*Brief*
Below is a listing to write out in full, exactly as given, without its pictures.

*Dataset section*
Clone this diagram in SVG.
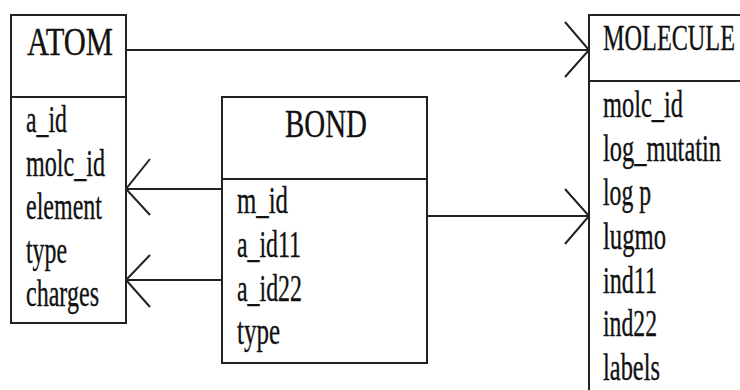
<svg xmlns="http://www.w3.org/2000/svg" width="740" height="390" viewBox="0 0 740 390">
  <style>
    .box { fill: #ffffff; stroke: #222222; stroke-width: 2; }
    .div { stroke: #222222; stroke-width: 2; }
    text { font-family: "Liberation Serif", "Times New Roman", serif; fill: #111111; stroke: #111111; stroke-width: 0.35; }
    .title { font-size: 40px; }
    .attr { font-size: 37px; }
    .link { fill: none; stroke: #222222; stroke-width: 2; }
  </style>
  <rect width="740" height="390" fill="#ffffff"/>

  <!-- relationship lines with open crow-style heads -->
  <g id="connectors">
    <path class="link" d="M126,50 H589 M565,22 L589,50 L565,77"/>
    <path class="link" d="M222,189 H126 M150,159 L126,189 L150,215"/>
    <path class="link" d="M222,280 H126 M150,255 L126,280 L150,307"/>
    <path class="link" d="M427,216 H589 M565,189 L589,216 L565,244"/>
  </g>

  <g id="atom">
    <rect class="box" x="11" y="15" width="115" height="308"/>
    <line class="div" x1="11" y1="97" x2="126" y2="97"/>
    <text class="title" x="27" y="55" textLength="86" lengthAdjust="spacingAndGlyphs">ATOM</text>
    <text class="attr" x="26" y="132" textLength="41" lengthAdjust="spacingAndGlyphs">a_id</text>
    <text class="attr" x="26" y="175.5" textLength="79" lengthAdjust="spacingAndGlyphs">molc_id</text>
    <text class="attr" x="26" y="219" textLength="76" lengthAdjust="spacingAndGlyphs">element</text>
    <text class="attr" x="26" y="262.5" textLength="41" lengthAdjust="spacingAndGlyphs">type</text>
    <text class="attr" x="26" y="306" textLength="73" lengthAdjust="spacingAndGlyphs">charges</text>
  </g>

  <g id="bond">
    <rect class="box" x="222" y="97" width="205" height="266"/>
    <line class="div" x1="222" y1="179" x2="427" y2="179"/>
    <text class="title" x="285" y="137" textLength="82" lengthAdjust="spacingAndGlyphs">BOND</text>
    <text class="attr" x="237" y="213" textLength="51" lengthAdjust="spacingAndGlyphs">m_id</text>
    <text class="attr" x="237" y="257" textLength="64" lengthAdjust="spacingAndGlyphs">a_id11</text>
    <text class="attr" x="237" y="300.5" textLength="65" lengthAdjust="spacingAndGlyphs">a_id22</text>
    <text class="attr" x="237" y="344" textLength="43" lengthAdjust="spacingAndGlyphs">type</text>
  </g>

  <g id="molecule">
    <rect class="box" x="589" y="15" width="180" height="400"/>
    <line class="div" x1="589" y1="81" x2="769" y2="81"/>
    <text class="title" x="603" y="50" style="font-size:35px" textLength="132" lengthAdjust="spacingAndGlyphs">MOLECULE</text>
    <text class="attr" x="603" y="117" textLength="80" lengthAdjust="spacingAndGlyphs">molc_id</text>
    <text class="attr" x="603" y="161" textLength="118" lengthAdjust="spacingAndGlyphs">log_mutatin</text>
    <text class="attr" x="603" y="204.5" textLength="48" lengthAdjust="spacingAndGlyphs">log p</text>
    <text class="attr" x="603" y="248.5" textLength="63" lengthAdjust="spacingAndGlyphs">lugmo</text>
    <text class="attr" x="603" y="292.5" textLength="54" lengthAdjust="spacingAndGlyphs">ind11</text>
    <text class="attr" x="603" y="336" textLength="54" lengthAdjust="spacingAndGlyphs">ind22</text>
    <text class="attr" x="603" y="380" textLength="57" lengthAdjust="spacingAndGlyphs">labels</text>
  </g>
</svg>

*Exercise solution*
Clone this diagram in SVG.
<svg xmlns="http://www.w3.org/2000/svg" width="740" height="390" viewBox="0 0 740 390">
  <style>
    .box { fill: #ffffff; stroke: #222222; stroke-width: 2; }
    .div { stroke: #222222; stroke-width: 2; }
    text { font-family: "Liberation Serif", "Times New Roman", serif; fill: #111111; stroke: #111111; stroke-width: 0.35; }
    .title { font-size: 40px; }
    .attr { font-size: 37px; }
    .link { fill: none; stroke: #222222; stroke-width: 2; }
  </style>
  <rect width="740" height="390" fill="#ffffff"/>

  <!-- relationship lines with open crow-style heads -->
  <g id="connectors">
    <path class="link" d="M126,50 H589 M565,22 L589,50 L565,77"/>
    <path class="link" d="M222,189 H126 M150,159 L126,189 L150,215"/>
    <path class="link" d="M222,280 H126 M150,255 L126,280 L150,307"/>
    <path class="link" d="M427,216 H589 M565,189 L589,216 L565,244"/>
  </g>

  <g id="atom">
    <rect class="box" x="11" y="15" width="115" height="308"/>
    <line class="div" x1="11" y1="97" x2="126" y2="97"/>
    <text class="title" x="27" y="55" textLength="86" lengthAdjust="spacingAndGlyphs">ATOM</text>
    <text class="attr" x="26" y="132" textLength="41" lengthAdjust="spacingAndGlyphs">a_id</text>
    <text class="attr" x="26" y="175.5" textLength="79" lengthAdjust="spacingAndGlyphs">molc_id</text>
    <text class="attr" x="26" y="219" textLength="76" lengthAdjust="spacingAndGlyphs">element</text>
    <text class="attr" x="26" y="262.5" textLength="41" lengthAdjust="spacingAndGlyphs">type</text>
    <text class="attr" x="26" y="306" textLength="73" lengthAdjust="spacingAndGlyphs">charges</text>
  </g>

  <g id="bond">
    <rect class="box" x="222" y="97" width="205" height="266"/>
    <line class="div" x1="222" y1="179" x2="427" y2="179"/>
    <text class="title" x="285" y="137" textLength="82" lengthAdjust="spacingAndGlyphs">BOND</text>
    <text class="attr" x="237" y="213" textLength="51" lengthAdjust="spacingAndGlyphs">m_id</text>
    <text class="attr" x="237" y="257" textLength="64" lengthAdjust="spacingAndGlyphs">a_id11</text>
    <text class="attr" x="237" y="300.5" textLength="65" lengthAdjust="spacingAndGlyphs">a_id22</text>
    <text class="attr" x="237" y="344" textLength="43" lengthAdjust="spacingAndGlyphs">type</text>
  </g>

  <g id="molecule">
    <rect class="box" x="589" y="15" width="180" height="400"/>
    <line class="div" x1="589" y1="81" x2="769" y2="81"/>
    <text class="title" x="603" y="50" style="font-size:35px" textLength="132" lengthAdjust="spacingAndGlyphs">MOLECULE</text>
    <text class="attr" x="603" y="117" textLength="80" lengthAdjust="spacingAndGlyphs">molc_id</text>
    <text class="attr" x="603" y="161" textLength="118" lengthAdjust="spacingAndGlyphs">log_mutatin</text>
    <text class="attr" x="603" y="204.5" textLength="48" lengthAdjust="spacingAndGlyphs">log p</text>
    <text class="attr" x="603" y="248.5" textLength="63" lengthAdjust="spacingAndGlyphs">lugmo</text>
    <text class="attr" x="603" y="292.5" textLength="54" lengthAdjust="spacingAndGlyphs">ind11</text>
    <text class="attr" x="603" y="336" textLength="54" lengthAdjust="spacingAndGlyphs">ind22</text>
    <text class="attr" x="603" y="380" textLength="57" lengthAdjust="spacingAndGlyphs">labels</text>
  </g>
</svg>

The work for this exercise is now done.